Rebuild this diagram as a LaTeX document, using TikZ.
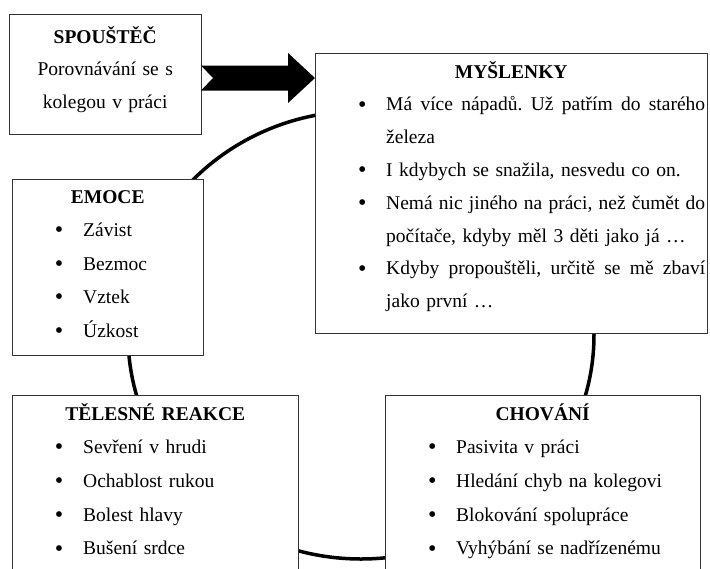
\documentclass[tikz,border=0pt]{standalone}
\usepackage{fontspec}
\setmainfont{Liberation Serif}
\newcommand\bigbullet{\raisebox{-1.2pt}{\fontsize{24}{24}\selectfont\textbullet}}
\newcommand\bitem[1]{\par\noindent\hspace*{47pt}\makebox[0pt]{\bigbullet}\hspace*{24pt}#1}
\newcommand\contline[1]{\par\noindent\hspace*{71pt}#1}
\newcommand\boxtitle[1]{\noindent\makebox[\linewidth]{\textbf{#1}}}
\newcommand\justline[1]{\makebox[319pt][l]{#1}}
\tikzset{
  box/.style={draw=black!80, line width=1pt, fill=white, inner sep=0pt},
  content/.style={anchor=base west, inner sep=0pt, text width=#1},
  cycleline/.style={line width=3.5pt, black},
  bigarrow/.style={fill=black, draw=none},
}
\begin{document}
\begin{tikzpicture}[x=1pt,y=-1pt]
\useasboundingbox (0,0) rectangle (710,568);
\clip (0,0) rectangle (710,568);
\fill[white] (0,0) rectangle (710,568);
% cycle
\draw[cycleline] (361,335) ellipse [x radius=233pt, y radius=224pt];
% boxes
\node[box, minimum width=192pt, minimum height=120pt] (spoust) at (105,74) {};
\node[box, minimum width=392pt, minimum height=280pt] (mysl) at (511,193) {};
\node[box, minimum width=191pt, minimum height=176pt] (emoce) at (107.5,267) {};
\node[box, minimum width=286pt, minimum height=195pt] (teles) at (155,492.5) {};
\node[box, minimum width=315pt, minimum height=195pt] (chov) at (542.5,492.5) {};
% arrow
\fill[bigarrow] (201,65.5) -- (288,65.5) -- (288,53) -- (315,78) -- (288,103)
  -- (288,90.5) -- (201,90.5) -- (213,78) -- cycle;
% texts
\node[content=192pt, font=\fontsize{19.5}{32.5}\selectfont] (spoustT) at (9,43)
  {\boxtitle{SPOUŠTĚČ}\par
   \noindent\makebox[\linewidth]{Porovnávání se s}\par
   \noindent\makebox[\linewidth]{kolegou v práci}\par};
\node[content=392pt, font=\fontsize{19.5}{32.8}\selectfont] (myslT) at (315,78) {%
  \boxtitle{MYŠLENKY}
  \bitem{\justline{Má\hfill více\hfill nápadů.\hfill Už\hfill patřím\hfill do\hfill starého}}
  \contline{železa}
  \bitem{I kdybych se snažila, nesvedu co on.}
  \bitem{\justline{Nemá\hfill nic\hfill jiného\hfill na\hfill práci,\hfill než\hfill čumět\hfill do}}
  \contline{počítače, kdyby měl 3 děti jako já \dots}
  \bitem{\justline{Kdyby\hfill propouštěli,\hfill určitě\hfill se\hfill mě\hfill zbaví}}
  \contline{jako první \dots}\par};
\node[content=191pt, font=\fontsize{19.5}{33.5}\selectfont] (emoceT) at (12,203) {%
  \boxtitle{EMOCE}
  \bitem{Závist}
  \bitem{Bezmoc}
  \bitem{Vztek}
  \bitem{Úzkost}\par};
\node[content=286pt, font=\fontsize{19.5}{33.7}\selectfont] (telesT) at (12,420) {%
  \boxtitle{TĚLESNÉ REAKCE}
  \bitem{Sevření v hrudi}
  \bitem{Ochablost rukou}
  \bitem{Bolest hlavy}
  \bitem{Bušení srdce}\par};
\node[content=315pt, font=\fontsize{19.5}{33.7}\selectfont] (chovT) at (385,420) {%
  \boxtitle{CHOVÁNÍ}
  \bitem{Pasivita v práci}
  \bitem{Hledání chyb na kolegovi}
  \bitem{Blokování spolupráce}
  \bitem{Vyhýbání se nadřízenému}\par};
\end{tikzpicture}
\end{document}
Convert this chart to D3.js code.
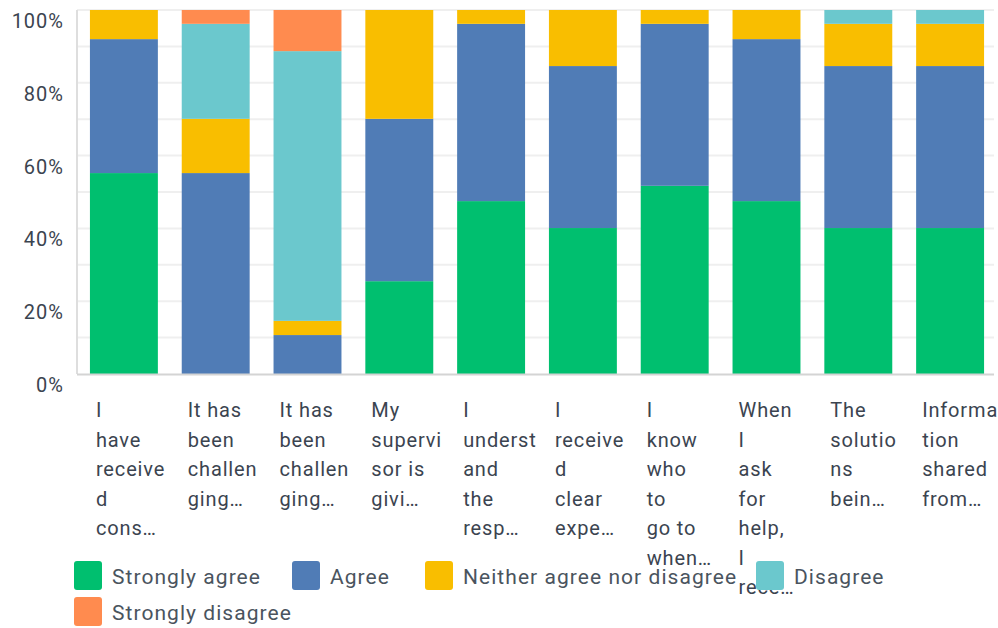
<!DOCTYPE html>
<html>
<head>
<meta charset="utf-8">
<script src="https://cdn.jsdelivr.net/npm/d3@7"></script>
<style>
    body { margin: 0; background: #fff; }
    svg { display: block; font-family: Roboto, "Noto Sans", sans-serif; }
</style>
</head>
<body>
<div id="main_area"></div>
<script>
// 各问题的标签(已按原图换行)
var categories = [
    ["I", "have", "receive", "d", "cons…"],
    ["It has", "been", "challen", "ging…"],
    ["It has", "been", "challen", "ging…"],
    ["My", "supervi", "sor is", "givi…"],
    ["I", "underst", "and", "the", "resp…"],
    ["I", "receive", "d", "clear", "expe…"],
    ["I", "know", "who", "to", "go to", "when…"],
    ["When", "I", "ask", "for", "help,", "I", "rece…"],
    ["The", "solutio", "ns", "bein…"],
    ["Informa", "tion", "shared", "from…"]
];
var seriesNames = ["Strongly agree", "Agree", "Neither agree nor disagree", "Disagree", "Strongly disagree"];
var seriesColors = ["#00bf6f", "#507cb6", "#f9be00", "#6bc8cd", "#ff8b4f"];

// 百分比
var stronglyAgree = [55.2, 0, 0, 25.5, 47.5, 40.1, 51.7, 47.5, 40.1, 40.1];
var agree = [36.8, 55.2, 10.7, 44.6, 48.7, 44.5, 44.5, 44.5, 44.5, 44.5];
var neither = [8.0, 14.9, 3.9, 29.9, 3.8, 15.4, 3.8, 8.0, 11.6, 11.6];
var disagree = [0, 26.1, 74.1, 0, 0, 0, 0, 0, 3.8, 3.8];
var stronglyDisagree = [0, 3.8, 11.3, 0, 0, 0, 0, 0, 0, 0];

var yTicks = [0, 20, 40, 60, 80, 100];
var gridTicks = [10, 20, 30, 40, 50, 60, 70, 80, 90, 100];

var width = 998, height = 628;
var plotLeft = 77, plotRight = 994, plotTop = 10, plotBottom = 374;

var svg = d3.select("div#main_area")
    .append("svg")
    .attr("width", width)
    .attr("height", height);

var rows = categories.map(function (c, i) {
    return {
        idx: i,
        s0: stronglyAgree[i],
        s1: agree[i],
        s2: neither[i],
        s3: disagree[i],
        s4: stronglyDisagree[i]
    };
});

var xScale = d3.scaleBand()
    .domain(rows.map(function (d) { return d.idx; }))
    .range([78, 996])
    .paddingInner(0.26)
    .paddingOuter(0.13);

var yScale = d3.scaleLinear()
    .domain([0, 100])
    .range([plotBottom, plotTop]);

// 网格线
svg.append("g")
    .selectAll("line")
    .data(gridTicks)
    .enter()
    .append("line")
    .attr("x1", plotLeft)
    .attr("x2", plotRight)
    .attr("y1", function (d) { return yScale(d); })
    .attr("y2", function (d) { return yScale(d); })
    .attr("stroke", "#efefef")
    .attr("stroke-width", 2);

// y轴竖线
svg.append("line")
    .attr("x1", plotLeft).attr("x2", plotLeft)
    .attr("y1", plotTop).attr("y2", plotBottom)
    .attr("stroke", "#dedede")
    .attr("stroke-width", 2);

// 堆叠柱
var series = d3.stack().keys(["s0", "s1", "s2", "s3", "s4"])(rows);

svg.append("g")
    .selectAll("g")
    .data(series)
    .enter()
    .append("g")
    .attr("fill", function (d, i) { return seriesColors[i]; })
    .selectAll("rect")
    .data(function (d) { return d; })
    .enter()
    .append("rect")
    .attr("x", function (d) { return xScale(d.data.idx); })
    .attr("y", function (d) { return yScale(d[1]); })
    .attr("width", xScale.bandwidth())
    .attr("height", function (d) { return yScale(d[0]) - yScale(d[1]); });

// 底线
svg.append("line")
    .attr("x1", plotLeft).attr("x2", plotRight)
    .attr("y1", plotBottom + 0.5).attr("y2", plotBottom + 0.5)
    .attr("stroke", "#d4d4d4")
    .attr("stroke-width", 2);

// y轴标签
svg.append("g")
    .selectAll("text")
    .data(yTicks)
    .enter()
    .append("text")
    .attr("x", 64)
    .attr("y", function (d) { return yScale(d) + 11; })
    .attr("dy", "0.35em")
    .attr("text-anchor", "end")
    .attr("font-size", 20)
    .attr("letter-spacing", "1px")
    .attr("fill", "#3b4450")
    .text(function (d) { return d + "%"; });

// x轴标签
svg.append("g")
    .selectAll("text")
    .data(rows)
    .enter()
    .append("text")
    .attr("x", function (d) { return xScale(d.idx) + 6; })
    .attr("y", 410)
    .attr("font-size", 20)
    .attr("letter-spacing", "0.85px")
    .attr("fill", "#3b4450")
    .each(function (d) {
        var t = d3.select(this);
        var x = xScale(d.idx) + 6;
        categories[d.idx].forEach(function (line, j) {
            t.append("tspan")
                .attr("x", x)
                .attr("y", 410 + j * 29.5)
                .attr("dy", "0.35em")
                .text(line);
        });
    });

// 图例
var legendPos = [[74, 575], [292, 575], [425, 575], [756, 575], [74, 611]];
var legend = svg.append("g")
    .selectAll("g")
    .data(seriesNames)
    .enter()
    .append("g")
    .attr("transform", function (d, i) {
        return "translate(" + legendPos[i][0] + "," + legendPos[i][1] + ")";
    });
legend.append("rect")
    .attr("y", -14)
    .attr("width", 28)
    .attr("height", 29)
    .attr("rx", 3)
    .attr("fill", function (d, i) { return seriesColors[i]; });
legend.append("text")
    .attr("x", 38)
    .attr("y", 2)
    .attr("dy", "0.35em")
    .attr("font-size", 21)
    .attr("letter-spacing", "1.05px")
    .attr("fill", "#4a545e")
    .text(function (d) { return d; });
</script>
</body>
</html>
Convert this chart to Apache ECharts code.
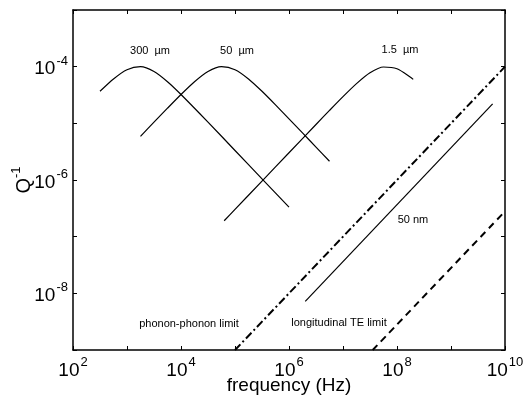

--------------------------------------------------

| WORK INSTRUCTIONS |
Find every line above that contains the word "chart", and return each one.

| WRITTEN SOLUTION |
Convert this chart to D3.js code.
Convert this chart to Apache ECharts code.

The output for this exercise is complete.